If you're fascinated with conspiracy theories, you've probably come across one involving those streaks that jet aircraft leave behind them in the sky, as particles from the engines' exhaust plume cause water vapor in the air to condense around them and form ice particles. In aviation, those streaks are called "contrails," short for condensation trails, and they're a phenomenon that's been observed since the beginnings of jet-powered flight. (Here's a Federal Aviation Administration FAQ on them.)
Nevertheless, to conspiracy buffs, nothing is that simple or innocuous. Some believe that the streaks are what they call "chemtrails," and that they're part of a sinister, clandestine government plot to modify the weather, or else some sort of biological warfare weapon. (From the Committee for Skeptical Inquiry, here's a guide to those accusations.) One poll a few years back found that nearly 17 percent of Americans thought it was either true or partly true that the government was involved in atmospheric alteration, and the chemtrails conspiracy theory even has been promoted by celebrities such as Kylie Jenner and the late Prince.
That's why a group of scientists from the University of California, Irvine, the Carnegie Institution for Science and the nonprofit Near Zero organization thought it would be a good idea to survey 77 atmospheric chemists and geoscientists, the folks who actually study the atmosphere. The survey-takers asked atmospheric researchers if they had found any evidence of a large-scale program to spray chemicals into the sky.
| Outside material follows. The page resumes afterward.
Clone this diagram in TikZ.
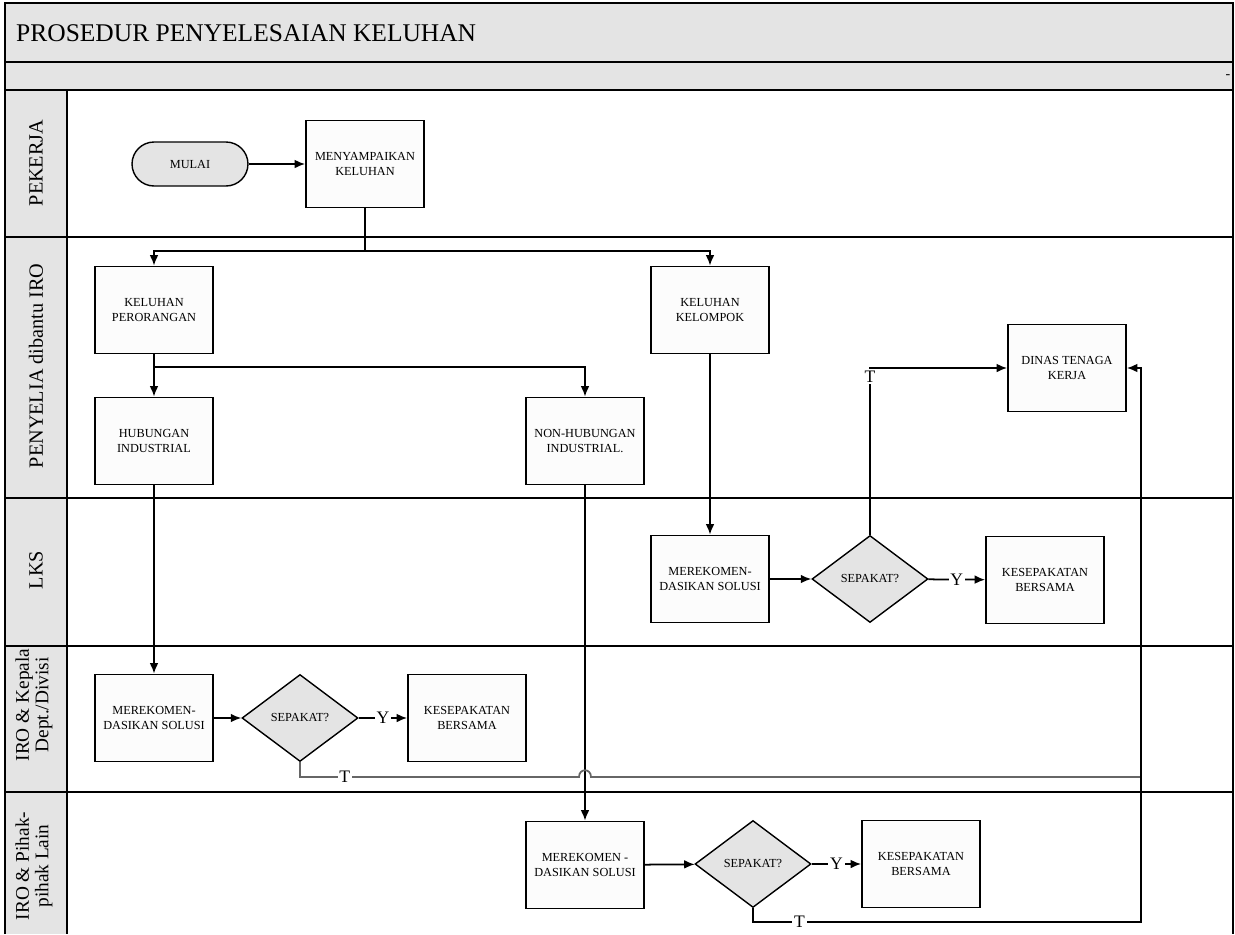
\documentclass[tikz,border=0pt]{standalone}
\usepackage{fontspec}
\setmainfont{Liberation Serif}
\usetikzlibrary{positioning,shapes.geometric,arrows.meta}
\tikzset{>={Latex[length=6pt,width=5pt]}}
\definecolor{abu}{HTML}{E4E4E4}
\definecolor{abutua}{HTML}{666666}

\tikzset{
  garis/.style={line width=1.1pt},
  proses/.style={draw,line width=1pt,fill=gray!2,minimum width=2.36cm,minimum height=1.74cm,
    align=center,inner sep=1pt,font=\fontsize{7}{8.5}\selectfont},
  keputusan/.style={diamond,draw,line width=0.8pt,fill=abu,minimum width=2.32cm,minimum height=1.74cm,
    inner sep=0pt,font=\fontsize{7}{8.5}\selectfont},
  terminal/.style={draw,line width=0.8pt,fill=abu,rounded corners=0.44cm,minimum width=2.32cm,
    minimum height=0.88cm,font=\fontsize{7}{8.5}\selectfont},
  lajur/.style={rotate=90,align=center,font=\fontsize{11.5}{11}\selectfont},
  alur/.style={->,line width=1pt},
  tanda/.style={fill=white,inner sep=1pt,font=\fontsize{10}{10}\selectfont}
}

\begin{document}
\begin{tikzpicture}[x=0.02cm,y=-0.02cm]
\useasboundingbox (0,0) rectangle (1235,934);
% Frame, bands and lanes
\fill[abu] (5,3) rectangle (1233,90);
\fill[abu] (5,90) rectangle (67,934);
\draw[garis] (5,934) -- (5,3) -- (1233,3) -- (1233,934);
\foreach \y in {62,90,237,498,646,792}
  \draw[garis] (5,\y) -- (1233,\y);
\draw[garis] (67,90) -- (67,934);
\node[anchor=west,font=\fontsize{14.5}{16}\selectfont] (judul) at (10,33) {PROSEDUR PENYELESAIAN KELUHAN};
\node[font=\fontsize{8}{8}\selectfont] (strip) at (1228,77) {-};

% Lane labels
\node[lajur] (l-pekerja) at (36,163) {PEKERJA};
\node[lajur] (l-penyelia) at (36,366) {PENYELIA dibantu IRO};
\node[lajur] (l-lks) at (36,570) {LKS};
\node[lajur,font=\fontsize{11}{11}\selectfont] (l-kepala) at (34,705) {IRO \& Kepala\\Dept./Divisi};
\node[lajur,font=\fontsize{11}{11}\selectfont] (l-pihak) at (34,866) {IRO \& Pihak-\\pihak Lain};

% Pekerja
\node[terminal] (mulai) at (190,164) {MULAI};
\node[proses] (menyampaikan) at (365,164) {MENYAMPAIKAN\\KELUHAN};

% Penyelia dibantu IRO
\node[proses] (perorangan) at (154,310) {KELUHAN\\PERORANGAN};
\node[proses] (kelompok) at (710,310) {KELUHAN\\KELOMPOK};
\node[proses] (dinas) at (1067,368) {DINAS TENAGA\\KERJA};
\node[proses] (hubungan) at (154,441) {HUBUNGAN\\INDUSTRIAL};
\node[proses] (nonhub) at (585,441) {NON-HUBUNGAN\\INDUSTRIAL.};

% LKS
\node[proses] (lks-rekom) at (710,579) {MEREKOMEN-\\DASIKAN SOLUSI};
\node[keputusan] (lks-sepakat) at (870,579) {SEPAKAT?};
\node[proses] (lks-sepakati) at (1045,580) {KESEPAKATAN\\BERSAMA};

% IRO & Kepala Dept./Divisi
\node[proses] (kpl-rekom) at (154,718) {MEREKOMEN-\\DASIKAN SOLUSI};
\node[keputusan] (kpl-sepakat) at (300,718) {SEPAKAT?};
\node[proses] (kpl-sepakati) at (467,718) {KESEPAKATAN\\BERSAMA};

% IRO & Pihak-pihak Lain
\node[proses] (phk-rekom) at (585,865) {MEREKOMEN -\\DASIKAN SOLUSI};
\node[keputusan] (phk-sepakat) at (753,864) {SEPAKAT?};
\node[proses] (phk-sepakati) at (921,864) {KESEPAKATAN\\BERSAMA};

% Connectors
\draw[alur] (mulai) -- (menyampaikan);
\coordinate (cabang1) at (365,251);
\draw[alur] (menyampaikan.south) -- (cabang1) -| (perorangan.north);
\draw[alur] (cabang1) -| (kelompok.north);
\coordinate (cabang2) at (154,367);
\draw[alur] (perorangan) -- (hubungan);
\draw[alur] (cabang2) -| (nonhub.north);
\draw[alur] (hubungan) -- (kpl-rekom);
\draw[alur] (kelompok) -- (lks-rekom);
\draw[alur] (nonhub) -- (phk-rekom);
\foreach \r in {lks,kpl,phk} {
  \draw[alur] (\r-rekom) -- (\r-sepakat);
  \draw[alur] (\r-sepakat) -- node[tanda] {Y} (\r-sepakati);
}

% Tidak sepakat
\draw[alur] (lks-sepakat.north) |- node[tanda,pos=0.5,anchor=north] {T} (dinas.west);
\coordinate (hop-a) at (579,777);
\coordinate (hop-b) at (591,777);
\coordinate (gabung) at (1141,777);
\draw[line width=1pt,abutua] (kpl-sepakat.south) |- node[tanda,pos=0.58,text=black] {T} (hop-a)
  .. controls +(0,-9) and +(0,-9) .. (hop-b) -- (gabung);
\coordinate (belok) at (1141,922);
\draw[alur] (phk-sepakat.south) |- node[tanda,pos=0.56] {T} (belok) |- (dinas.east);
\end{tikzpicture}
\end{document}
An article just published in Environmental Research Letters contains the findings. Of the 77 scientists surveyed, 76 (98.7 percent) said they had found no evidence of such spraying.
Beyond that, when showed the evidence presented by chemtrails proponents — such as strontium, barium and aluminum found in water, soil and snow samples — the researchers concluded that those things could be explained through other factors, "including well-understood physics and chemistry associated with aircraft contrails and atmospheric aerosols."
If you're a believer in chemtrails, you may be wondering: What about the one scientist who found evidence? Maybe that person is the InfoWars version of Galileo, right?
Sorry to disappoint you, but no.
As the study clarifies: "The one participant who answered yes said the evidence s/he had come across was 'high levels of atmospheric barium in a remote area with standard 'low' soil barium'." That scientist stops short of absolutely ruling out the remote possibility that someone deliberately sprayed barium over that area, which is not the same as saying that it's the likely explanation. (As Bad Astronomy blogger Phil Plait explains, "When I can't find my keys in the morning I can't rule out that dinosaur ghosts hid them from me. It just seems a tad unlikely.")
"The chemtrails conspiracy theory maps pretty closely to the origin and growth of the internet, where you can still find a number of websites that promote this particular brand of pseudoscience," study co-author Steven Davis, UCI associate professor of Earth system science, said in a UCI press release. "Our survey found little agreement in the scientific community with claims that the government, the military, airlines and others are colluding in a widespread, nefarious program to poison the planet from the skies."
On the plus side, this now means that chemtrails believers can move on to potentially more fruitful areas of inquiry, such as the question of whether Tupac Shakur is still alive and hiding out in Cuba.